Randomised controlled trials comparing HFOV and CV in preterm or low birth weight infants with pulmonary dysfunction, mainly due to RDS, who required assisted ventilation. Randomisation and commencement of treatment needed to be as soon as possible after the start of CV and usually in the first 12 hours of life.
The methodological quality of each trial was independently reviewed by the review authors. The standard effect measures were relative risk (RR) and risk difference (RD). From 1/RD the number needed to benefit (NNTB) to produce one outcome was calculated. For all measures of effect, 95% confidence intervals (CIs) were used. For interpretation of subgroup analyses, a P value for subgroup differences as well as the I2 statistic for between-subgroup heterogeneity were calculated. Meta-analysis was performed using both a fixed-effect and a random-effects model. Where heterogeneity was over 50%, the random-effects model RR was also reported.
Nineteen eligible studies involving 4096 infants were included. Meta-analysis comparing HFOV with CV revealed no evidence of effect on mortality at 28 to 30 days of age or at approximately term equivalent age. These results were consistent across studies and in subgroup analyses. The risk of CLD in survivors at term equivalent gestational age was significantly reduced with the use of HFOV but this effect was inconsistent across studies, even after the meta-analysis was restricted to studies that applied a high lung volume strategy with HFOV. Subgroup analysis by HFOV strategy showed a similar effect in trials with a more strict lung volume recruitment strategy, targeting a very low fraction of inspired oxygen (FiO2), and trials with a less strict lung volume recruitment strategy and with a somewhat higher or unspecified target FiO2. Subgroup analyses by age at randomisation, routine surfactant use or not, type of high frequency ventilator (oscillator versus flow interrupter), inspiratory to expiratory (I:E) ratio of high frequency ventilator (1:1 versus 1:2) and CV strategy (lung protective or not) could not sufficiently explain the heterogeneity. Pulmonary air leaks, defined as gross air leaks or pulmonary interstitial emphysema, occurred more frequently in the HFOV group, whereas the risk of severe retinopathy of prematurity was significantly reduced.
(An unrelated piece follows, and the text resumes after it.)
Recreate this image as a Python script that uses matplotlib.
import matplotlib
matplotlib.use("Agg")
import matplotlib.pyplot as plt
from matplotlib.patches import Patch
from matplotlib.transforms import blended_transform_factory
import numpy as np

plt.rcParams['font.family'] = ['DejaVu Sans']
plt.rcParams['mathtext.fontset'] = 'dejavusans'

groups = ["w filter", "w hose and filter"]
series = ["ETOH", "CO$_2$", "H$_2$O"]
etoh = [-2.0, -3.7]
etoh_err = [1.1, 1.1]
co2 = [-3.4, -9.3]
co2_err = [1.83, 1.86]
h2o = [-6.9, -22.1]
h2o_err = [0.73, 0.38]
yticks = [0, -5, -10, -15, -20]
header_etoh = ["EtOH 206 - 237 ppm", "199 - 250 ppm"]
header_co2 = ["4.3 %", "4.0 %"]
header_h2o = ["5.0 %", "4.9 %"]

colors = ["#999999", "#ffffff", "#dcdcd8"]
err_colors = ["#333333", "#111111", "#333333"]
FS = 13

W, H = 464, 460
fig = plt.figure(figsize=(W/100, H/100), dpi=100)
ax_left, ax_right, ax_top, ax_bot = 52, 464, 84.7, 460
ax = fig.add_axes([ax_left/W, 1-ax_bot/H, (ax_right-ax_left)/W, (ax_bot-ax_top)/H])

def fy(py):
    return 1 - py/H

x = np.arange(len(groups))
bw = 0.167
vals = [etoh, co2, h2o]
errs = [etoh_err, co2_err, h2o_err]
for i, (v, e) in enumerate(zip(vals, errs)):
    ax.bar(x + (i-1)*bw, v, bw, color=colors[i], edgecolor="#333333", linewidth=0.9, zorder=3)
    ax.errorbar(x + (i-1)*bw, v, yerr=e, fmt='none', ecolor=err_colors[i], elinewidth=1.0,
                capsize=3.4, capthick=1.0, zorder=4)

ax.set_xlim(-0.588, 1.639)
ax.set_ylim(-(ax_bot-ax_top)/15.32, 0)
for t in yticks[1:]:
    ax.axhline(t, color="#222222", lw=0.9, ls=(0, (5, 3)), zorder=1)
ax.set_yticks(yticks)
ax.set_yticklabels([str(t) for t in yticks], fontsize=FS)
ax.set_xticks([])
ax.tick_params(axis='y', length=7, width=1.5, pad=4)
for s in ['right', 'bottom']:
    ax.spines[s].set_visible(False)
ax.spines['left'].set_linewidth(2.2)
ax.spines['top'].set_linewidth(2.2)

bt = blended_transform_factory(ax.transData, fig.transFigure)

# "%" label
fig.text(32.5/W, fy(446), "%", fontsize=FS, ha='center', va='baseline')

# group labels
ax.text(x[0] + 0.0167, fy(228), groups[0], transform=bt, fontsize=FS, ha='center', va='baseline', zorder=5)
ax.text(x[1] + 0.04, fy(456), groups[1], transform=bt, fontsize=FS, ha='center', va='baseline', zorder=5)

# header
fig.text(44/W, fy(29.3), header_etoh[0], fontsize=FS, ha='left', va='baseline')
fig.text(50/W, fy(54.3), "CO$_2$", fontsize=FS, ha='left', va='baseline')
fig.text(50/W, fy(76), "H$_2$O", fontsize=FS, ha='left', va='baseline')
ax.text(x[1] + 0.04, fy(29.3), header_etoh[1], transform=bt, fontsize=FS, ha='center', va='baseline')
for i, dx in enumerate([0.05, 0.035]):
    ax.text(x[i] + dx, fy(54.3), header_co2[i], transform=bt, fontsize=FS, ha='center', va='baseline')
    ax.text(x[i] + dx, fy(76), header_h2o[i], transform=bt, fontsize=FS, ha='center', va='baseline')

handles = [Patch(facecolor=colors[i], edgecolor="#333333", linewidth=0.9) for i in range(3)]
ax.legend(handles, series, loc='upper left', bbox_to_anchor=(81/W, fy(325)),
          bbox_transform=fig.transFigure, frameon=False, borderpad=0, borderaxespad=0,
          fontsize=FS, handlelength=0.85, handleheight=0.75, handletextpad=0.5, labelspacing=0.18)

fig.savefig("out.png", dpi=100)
Although in some studies an increased risk of severe grade intracranial haemorrhage and periventricular leukomalacia was found, the overall meta-analysis revealed no significant differences in effect between HFOV and CV. The short-term neurological morbidity with HFOV was only found in the subgroup of two trials not using a high volume strategy with HFOV. Most trials did not find a significant difference in long-term neurodevelopmental outcome, although one recent trial showed a significant reduction in the risk of cerebral palsy and poor mental development.